## Start

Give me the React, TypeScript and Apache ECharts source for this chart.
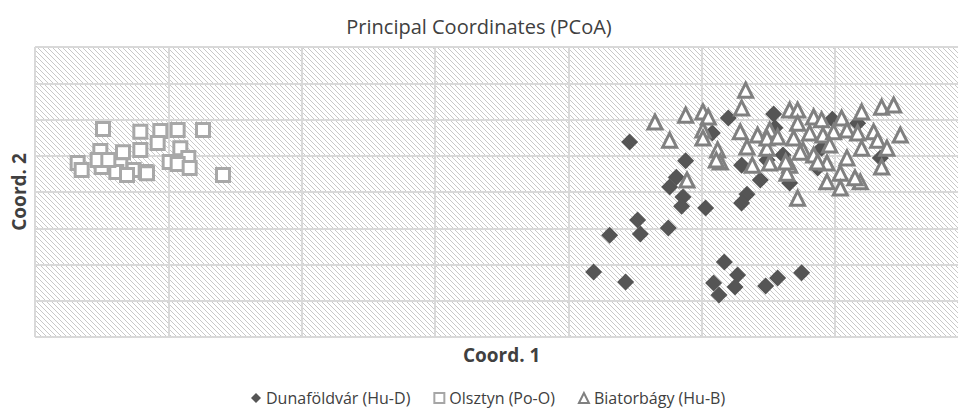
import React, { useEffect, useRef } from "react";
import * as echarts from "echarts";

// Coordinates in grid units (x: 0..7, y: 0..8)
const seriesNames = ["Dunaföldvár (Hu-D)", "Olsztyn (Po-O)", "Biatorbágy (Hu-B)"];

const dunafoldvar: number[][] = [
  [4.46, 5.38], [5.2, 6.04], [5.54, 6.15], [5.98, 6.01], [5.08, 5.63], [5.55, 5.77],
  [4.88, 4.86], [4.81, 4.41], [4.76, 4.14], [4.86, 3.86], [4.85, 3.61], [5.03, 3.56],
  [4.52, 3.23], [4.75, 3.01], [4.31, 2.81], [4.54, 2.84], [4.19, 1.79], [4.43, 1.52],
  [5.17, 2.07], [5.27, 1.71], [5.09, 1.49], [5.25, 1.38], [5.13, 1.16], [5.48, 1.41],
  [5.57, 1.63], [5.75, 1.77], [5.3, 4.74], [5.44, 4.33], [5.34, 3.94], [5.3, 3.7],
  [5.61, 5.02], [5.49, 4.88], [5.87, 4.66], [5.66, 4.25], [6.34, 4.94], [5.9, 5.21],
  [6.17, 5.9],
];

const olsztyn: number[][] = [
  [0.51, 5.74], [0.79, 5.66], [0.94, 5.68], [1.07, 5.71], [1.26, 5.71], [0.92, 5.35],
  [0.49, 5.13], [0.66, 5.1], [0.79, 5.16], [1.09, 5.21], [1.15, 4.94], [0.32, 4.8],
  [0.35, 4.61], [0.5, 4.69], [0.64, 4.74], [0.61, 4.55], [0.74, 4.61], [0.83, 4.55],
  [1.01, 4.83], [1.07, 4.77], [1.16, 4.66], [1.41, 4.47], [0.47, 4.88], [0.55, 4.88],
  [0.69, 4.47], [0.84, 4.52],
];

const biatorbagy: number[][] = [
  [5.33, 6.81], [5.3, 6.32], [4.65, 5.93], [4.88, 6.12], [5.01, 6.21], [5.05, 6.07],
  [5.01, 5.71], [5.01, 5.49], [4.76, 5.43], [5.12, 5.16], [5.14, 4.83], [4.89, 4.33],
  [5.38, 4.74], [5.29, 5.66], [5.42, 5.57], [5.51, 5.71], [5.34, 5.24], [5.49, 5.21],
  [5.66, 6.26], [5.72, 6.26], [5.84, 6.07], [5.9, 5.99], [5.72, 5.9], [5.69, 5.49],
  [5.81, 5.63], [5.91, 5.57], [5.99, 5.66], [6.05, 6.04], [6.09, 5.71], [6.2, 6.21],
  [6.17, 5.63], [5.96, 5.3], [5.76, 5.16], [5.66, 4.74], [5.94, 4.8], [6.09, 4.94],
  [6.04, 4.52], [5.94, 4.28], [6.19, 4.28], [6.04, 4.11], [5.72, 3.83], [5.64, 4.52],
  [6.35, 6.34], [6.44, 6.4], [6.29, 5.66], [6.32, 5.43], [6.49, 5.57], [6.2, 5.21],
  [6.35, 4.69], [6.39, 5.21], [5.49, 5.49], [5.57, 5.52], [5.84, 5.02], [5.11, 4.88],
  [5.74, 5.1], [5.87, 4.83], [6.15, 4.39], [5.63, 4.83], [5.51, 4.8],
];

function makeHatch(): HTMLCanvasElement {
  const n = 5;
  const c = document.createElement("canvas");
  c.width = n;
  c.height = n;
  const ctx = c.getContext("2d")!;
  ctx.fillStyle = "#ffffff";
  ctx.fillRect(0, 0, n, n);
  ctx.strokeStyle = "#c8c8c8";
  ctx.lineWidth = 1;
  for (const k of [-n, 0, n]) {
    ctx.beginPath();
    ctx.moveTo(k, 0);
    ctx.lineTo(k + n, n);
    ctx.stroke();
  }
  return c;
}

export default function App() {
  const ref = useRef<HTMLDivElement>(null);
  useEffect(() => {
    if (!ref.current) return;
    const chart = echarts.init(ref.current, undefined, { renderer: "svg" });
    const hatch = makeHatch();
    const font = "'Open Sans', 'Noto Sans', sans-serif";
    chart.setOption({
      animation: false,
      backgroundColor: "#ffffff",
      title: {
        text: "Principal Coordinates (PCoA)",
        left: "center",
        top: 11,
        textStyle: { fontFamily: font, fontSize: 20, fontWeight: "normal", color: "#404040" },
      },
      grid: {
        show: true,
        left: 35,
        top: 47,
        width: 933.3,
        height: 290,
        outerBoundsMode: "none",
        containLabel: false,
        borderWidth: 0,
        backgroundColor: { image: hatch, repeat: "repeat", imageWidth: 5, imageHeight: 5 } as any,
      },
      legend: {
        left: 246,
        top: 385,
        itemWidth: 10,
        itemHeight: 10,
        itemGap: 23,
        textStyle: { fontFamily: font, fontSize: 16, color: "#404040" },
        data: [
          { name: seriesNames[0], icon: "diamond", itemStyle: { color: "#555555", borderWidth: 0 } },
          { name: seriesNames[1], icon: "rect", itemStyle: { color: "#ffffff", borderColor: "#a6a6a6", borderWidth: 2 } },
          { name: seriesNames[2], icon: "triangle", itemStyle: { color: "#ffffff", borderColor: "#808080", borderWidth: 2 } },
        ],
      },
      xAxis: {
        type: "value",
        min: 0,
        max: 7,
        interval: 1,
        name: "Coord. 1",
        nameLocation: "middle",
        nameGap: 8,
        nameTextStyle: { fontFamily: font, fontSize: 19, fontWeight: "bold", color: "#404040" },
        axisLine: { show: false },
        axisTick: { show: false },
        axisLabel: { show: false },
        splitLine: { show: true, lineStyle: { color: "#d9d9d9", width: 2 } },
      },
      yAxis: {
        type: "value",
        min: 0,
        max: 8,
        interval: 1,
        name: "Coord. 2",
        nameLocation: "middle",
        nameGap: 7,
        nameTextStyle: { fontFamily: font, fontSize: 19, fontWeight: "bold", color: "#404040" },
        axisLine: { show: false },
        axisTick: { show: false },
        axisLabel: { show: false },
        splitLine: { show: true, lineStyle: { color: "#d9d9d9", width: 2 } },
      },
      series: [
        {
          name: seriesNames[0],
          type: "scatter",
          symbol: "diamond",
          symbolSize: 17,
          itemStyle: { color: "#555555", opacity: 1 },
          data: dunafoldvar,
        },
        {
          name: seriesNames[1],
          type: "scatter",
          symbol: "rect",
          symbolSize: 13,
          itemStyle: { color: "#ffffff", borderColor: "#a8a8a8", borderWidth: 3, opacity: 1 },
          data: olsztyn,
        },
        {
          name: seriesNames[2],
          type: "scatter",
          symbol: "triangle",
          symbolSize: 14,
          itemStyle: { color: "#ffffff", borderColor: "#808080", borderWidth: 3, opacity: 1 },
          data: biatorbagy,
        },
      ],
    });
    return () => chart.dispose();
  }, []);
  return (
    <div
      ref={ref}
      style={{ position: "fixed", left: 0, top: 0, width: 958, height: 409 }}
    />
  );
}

## End

◆ Directive ◆
Pictures are to be left out; repeat all the remaining data exactly.

◆ Final result ◆
Give me the React, TypeScript and Apache ECharts source for this chart.
import React, { useEffect, useRef } from "react";
import * as echarts from "echarts";

// Coordinates in grid units (x: 0..7, y: 0..8)
const seriesNames = ["Dunaföldvár (Hu-D)", "Olsztyn (Po-O)", "Biatorbágy (Hu-B)"];

const dunafoldvar: number[][] = [
  [4.46, 5.38], [5.2, 6.04], [5.54, 6.15], [5.98, 6.01], [5.08, 5.63], [5.55, 5.77],
  [4.88, 4.86], [4.81, 4.41], [4.76, 4.14], [4.86, 3.86], [4.85, 3.61], [5.03, 3.56],
  [4.52, 3.23], [4.75, 3.01], [4.31, 2.81], [4.54, 2.84], [4.19, 1.79], [4.43, 1.52],
  [5.17, 2.07], [5.27, 1.71], [5.09, 1.49], [5.25, 1.38], [5.13, 1.16], [5.48, 1.41],
  [5.57, 1.63], [5.75, 1.77], [5.3, 4.74], [5.44, 4.33], [5.34, 3.94], [5.3, 3.7],
  [5.61, 5.02], [5.49, 4.88], [5.87, 4.66], [5.66, 4.25], [6.34, 4.94], [5.9, 5.21],
  [6.17, 5.9],
];

const olsztyn: number[][] = [
  [0.51, 5.74], [0.79, 5.66], [0.94, 5.68], [1.07, 5.71], [1.26, 5.71], [0.92, 5.35],
  [0.49, 5.13], [0.66, 5.1], [0.79, 5.16], [1.09, 5.21], [1.15, 4.94], [0.32, 4.8],
  [0.35, 4.61], [0.5, 4.69], [0.64, 4.74], [0.61, 4.55], [0.74, 4.61], [0.83, 4.55],
  [1.01, 4.83], [1.07, 4.77], [1.16, 4.66], [1.41, 4.47], [0.47, 4.88], [0.55, 4.88],
  [0.69, 4.47], [0.84, 4.52],
];

const biatorbagy: number[][] = [
  [5.33, 6.81], [5.3, 6.32], [4.65, 5.93], [4.88, 6.12], [5.01, 6.21], [5.05, 6.07],
  [5.01, 5.71], [5.01, 5.49], [4.76, 5.43], [5.12, 5.16], [5.14, 4.83], [4.89, 4.33],
  [5.38, 4.74], [5.29, 5.66], [5.42, 5.57], [5.51, 5.71], [5.34, 5.24], [5.49, 5.21],
  [5.66, 6.26], [5.72, 6.26], [5.84, 6.07], [5.9, 5.99], [5.72, 5.9], [5.69, 5.49],
  [5.81, 5.63], [5.91, 5.57], [5.99, 5.66], [6.05, 6.04], [6.09, 5.71], [6.2, 6.21],
  [6.17, 5.63], [5.96, 5.3], [5.76, 5.16], [5.66, 4.74], [5.94, 4.8], [6.09, 4.94],
  [6.04, 4.52], [5.94, 4.28], [6.19, 4.28], [6.04, 4.11], [5.72, 3.83], [5.64, 4.52],
  [6.35, 6.34], [6.44, 6.4], [6.29, 5.66], [6.32, 5.43], [6.49, 5.57], [6.2, 5.21],
  [6.35, 4.69], [6.39, 5.21], [5.49, 5.49], [5.57, 5.52], [5.84, 5.02], [5.11, 4.88],
  [5.74, 5.1], [5.87, 4.83], [6.15, 4.39], [5.63, 4.83], [5.51, 4.8],
];

function makeHatch(): HTMLCanvasElement {
  const n = 5;
  const c = document.createElement("canvas");
  c.width = n;
  c.height = n;
  const ctx = c.getContext("2d")!;
  ctx.fillStyle = "#ffffff";
  ctx.fillRect(0, 0, n, n);
  ctx.strokeStyle = "#c8c8c8";
  ctx.lineWidth = 1;
  for (const k of [-n, 0, n]) {
    ctx.beginPath();
    ctx.moveTo(k, 0);
    ctx.lineTo(k + n, n);
    ctx.stroke();
  }
  return c;
}

export default function App() {
  const ref = useRef<HTMLDivElement>(null);
  useEffect(() => {
    if (!ref.current) return;
    const chart = echarts.init(ref.current, undefined, { renderer: "svg" });
    const hatch = makeHatch();
    const font = "'Open Sans', 'Noto Sans', sans-serif";
    chart.setOption({
      animation: false,
      backgroundColor: "#ffffff",
      title: {
        text: "Principal Coordinates (PCoA)",
        left: "center",
        top: 11,
        textStyle: { fontFamily: font, fontSize: 20, fontWeight: "normal", color: "#404040" },
      },
      grid: {
        show: true,
        left: 35,
        top: 47,
        width: 933.3,
        height: 290,
        outerBoundsMode: "none",
        containLabel: false,
        borderWidth: 0,
        backgroundColor: { image: hatch, repeat: "repeat", imageWidth: 5, imageHeight: 5 } as any,
      },
      legend: {
        left: 246,
        top: 385,
        itemWidth: 10,
        itemHeight: 10,
        itemGap: 23,
        textStyle: { fontFamily: font, fontSize: 16, color: "#404040" },
        data: [
          { name: seriesNames[0], icon: "diamond", itemStyle: { color: "#555555", borderWidth: 0 } },
          { name: seriesNames[1], icon: "rect", itemStyle: { color: "#ffffff", borderColor: "#a6a6a6", borderWidth: 2 } },
          { name: seriesNames[2], icon: "triangle", itemStyle: { color: "#ffffff", borderColor: "#808080", borderWidth: 2 } },
        ],
      },
      xAxis: {
        type: "value",
        min: 0,
        max: 7,
        interval: 1,
        name: "Coord. 1",
        nameLocation: "middle",
        nameGap: 8,
        nameTextStyle: { fontFamily: font, fontSize: 19, fontWeight: "bold", color: "#404040" },
        axisLine: { show: false },
        axisTick: { show: false },
        axisLabel: { show: false },
        splitLine: { show: true, lineStyle: { color: "#d9d9d9", width: 2 } },
      },
      yAxis: {
        type: "value",
        min: 0,
        max: 8,
        interval: 1,
        name: "Coord. 2",
        nameLocation: "middle",
        nameGap: 7,
        nameTextStyle: { fontFamily: font, fontSize: 19, fontWeight: "bold", color: "#404040" },
        axisLine: { show: false },
        axisTick: { show: false },
        axisLabel: { show: false },
        splitLine: { show: true, lineStyle: { color: "#d9d9d9", width: 2 } },
      },
      series: [
        {
          name: seriesNames[0],
          type: "scatter",
          symbol: "diamond",
          symbolSize: 17,
          itemStyle: { color: "#555555", opacity: 1 },
          data: dunafoldvar,
        },
        {
          name: seriesNames[1],
          type: "scatter",
          symbol: "rect",
          symbolSize: 13,
          itemStyle: { color: "#ffffff", borderColor: "#a8a8a8", borderWidth: 3, opacity: 1 },
          data: olsztyn,
        },
        {
          name: seriesNames[2],
          type: "scatter",
          symbol: "triangle",
          symbolSize: 14,
          itemStyle: { color: "#ffffff", borderColor: "#808080", borderWidth: 3, opacity: 1 },
          data: biatorbagy,
        },
      ],
    });
    return () => chart.dispose();
  }, []);
  return (
    <div
      ref={ref}
      style={{ position: "fixed", left: 0, top: 0, width: 958, height: 409 }}
    />
  );
}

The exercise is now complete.